Kannavee, 46, confirmed that Fair Party and Move Forward share the same goal of restoring peace in the deep South.

“What brings us together is our common objective. We all want to see peace in the South,” he said.

He said his party has proposed a “comprehensive approach” to establishing peace in the deep South. The approach would make the issue a national agenda, revoke restrictions on freedom of expression, and restructure the local bureaucracy.

Fair Party has also called for the abolition of the Southern Border Provinces Administrative Centre (SBPAC) and the Internal Security Operation Command (Isoc)’s local unit, as well as the withdrawal of troops and election of provincial governors.

Resolving conflict in the restive border region is one of the issues included in the eight-party coalition’s memorandum of understanding (MoU), though the language was toned down to make it “more acceptable” to other partners, Kannavee said. For instance, the MoU merely calls for a “review” of the missions of security agencies like SBPAC and Isoc and not their dissolution.
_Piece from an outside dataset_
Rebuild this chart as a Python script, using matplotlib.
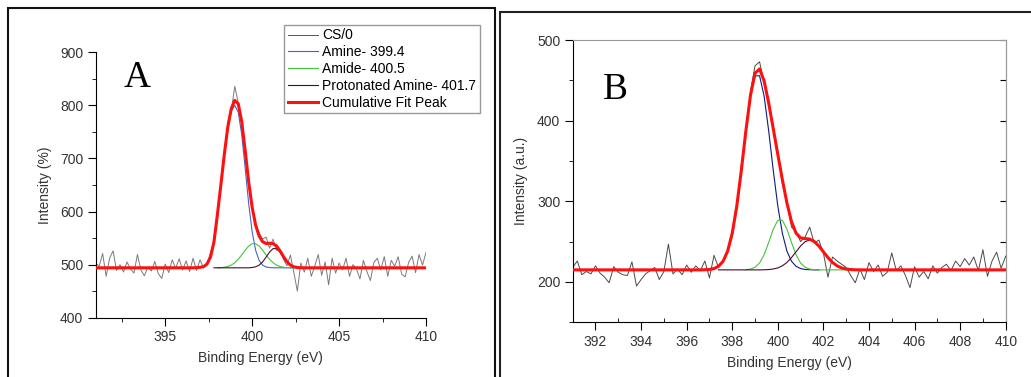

He also dismissed criticism that his party’s deep South policy is too radical. “It’s practical,” he said.

South Sudan experience

Formerly posted in South Sudan as official of the United Nations High Commissioner for Refugees (UNHCR), Kannavee says he will apply his experience in the war-torn African nation to help restore peace in the deep South.

“The principle of human rights must take the lead. Peace talks must involve politicians and civil society. Talks between soldiers can’t lead to peace,” he said.

Kannavee said his party’s “roadmap” for the deep South should help improve the situation within four years. The first two years would be spent constructing a “peace-building structure” and setting the national agenda, while the remaining two would be used to implement the roadmap.

“You need more than four years to do this [restore peace] in any country. It took 10 years in South Sudan where I worked,” he said.

Kannavee has been openly critical of the Thai government’s handling of violence in the restive region. He recently reiterated his party’s call for an end to the use of security and emergency laws, which he said contributed to the violence. He also demanded the abolition of Isoc, saying its powers have been consistently abused.